Frankly, I’m still inclined to think that 3D printing, which encompasses lots of different technologies, is a key technology and an important tool… but also that it is a niche product, not a mass market one, and the sector at both the high and low ends is more competitive than you might think. The 3D printing companies have usually traded not on fundamentals, which have been fairly uniformly weak for SSYS and DDD over the past five years, but on future hopes (new breakthroughs in metal printing, new medical and dental devices). Future hopes change a lot faster than numbers do, so the stocks will probably continue to be quite volatile.

The hope for the future is that 3D printing can eventually become as lucrative as 2D printing — which means that a lot of daydreams of success for DDD or SSYS are based on the idea that a move from using 3D printing to “prototype” products to using 3D printing to actually produce end products will create a vastly larger potential market… and, as importantly, create a larger market for materials and feedstock — which, as with ink for printers, are likely to continue to be high-margin profit centers for all the 3D printer companies.

So I’d say we’re still too expensive, I’d still start to consider DDD as a “bottoming out” bargain if it got down to $2-3, and it might never get there… but that’s OK, because I’d only really be interested in a non-growth stock like this if it gets shockingly cheap. Perhaps your opinion will be different, and I’ll leave it to you to make your call — so are you “yeah” or “nay” on DDD? Prefer SSYS or one of the others? Think we’ll have another 3D printing bubble, or that 2020 will mark the bottoming out and beginning of a real recovery in the shares after a long period of weakness? Or is this just another head-fake from businesses that have never done as well as storytellers imagined they could?
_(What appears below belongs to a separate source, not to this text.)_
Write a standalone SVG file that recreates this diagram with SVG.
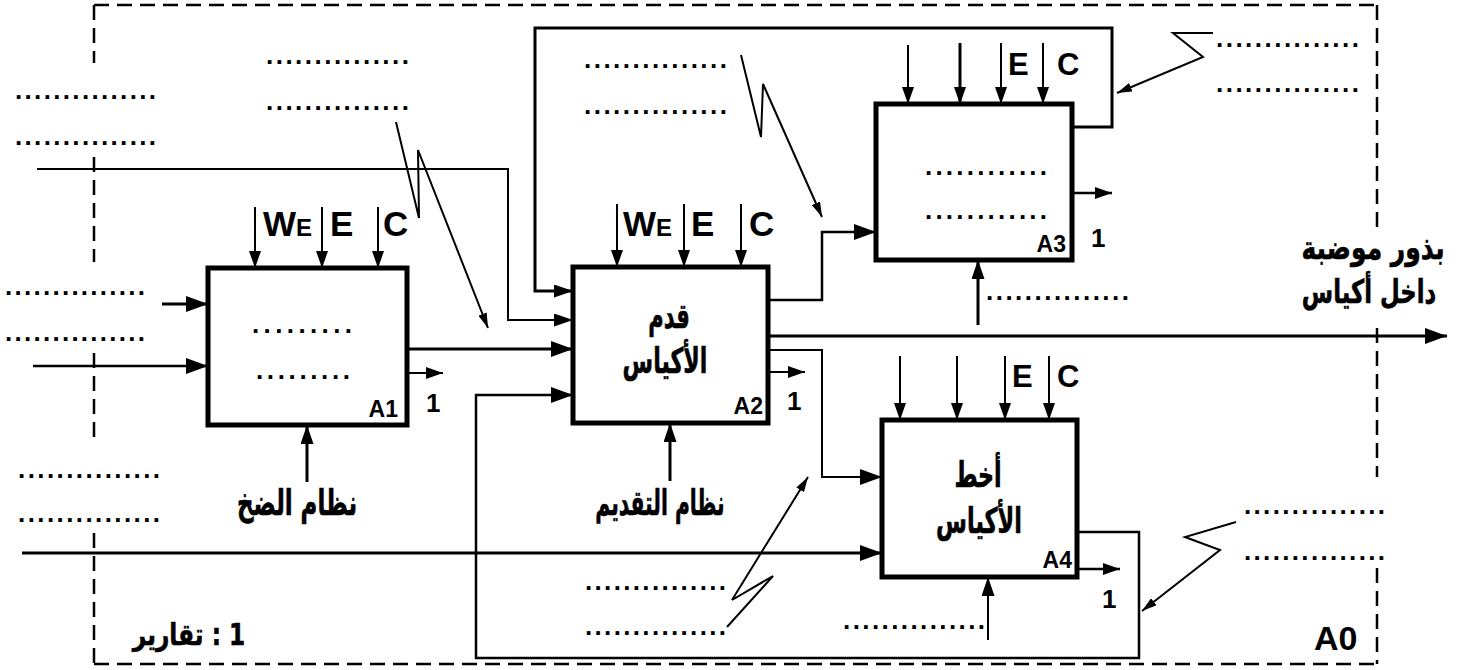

Let us know what you think with a comment below.

P.S. What’s the lesson in this “No. 1 stock for 2020” also being the “No. 1 stock for 2021?”  It’s that the sexy new idea that’s hitting your inbox, and maybe grabbing your attention, is not terribly likely to be the very best investment idea of the moment, or even the best idea that pundit has at that moment (assuming any of us pundits and writers ever know which of our ideas will do best over the next year… which, of course, we don’t)… it’s quite possible that it’s just the marketing pitch that they’ve found which works best, and they’re continuing to hammer it home to as many viewers and readers as possible… and a few tweaks to the copy can make an idea that they first honed with their copywriters and marketers a year or two ago seem like it really is a “recent interview” or a new idea.

Paul Mampilly and Banyan Hill are not the only ones who do this, of course — the insatiable push to recruit new subscribers drives every publisher, that’s their lifeblood, so the marketers test and try lots of ideas to see what will work, and come out with new ideas all the time, but when they find a marketing pitch that really works they’ll re-use it over and over. I recall seeing ads from Banyan Hill, the Oxford Club and Motley Fool, to name a few, that ran off and on for three or four years, never acknowledging that the special report or investment being teased was anything but urgent and brand new.

The email you’re being sent is the one they think will work best to get you to walk in the front door with your credit card in hand, not the one that they think will do you the most good as an investor. Remember that, and you’ll be on your way to thinking a little more clearly for yourself and not falling too hard for what seem like “hot new tips.” 3D Systems might end up being a fine investment over the next few years, despite my skepticism, and you should try to make your own decision on that based on your own research… but this teased recommendation of the stock is not a brand new flash of brilliance as the “#1 stock for 2021” (and, of course, I’m sure it’s not the only “#1 stock for 2021” that we’ll see teased in the months to come).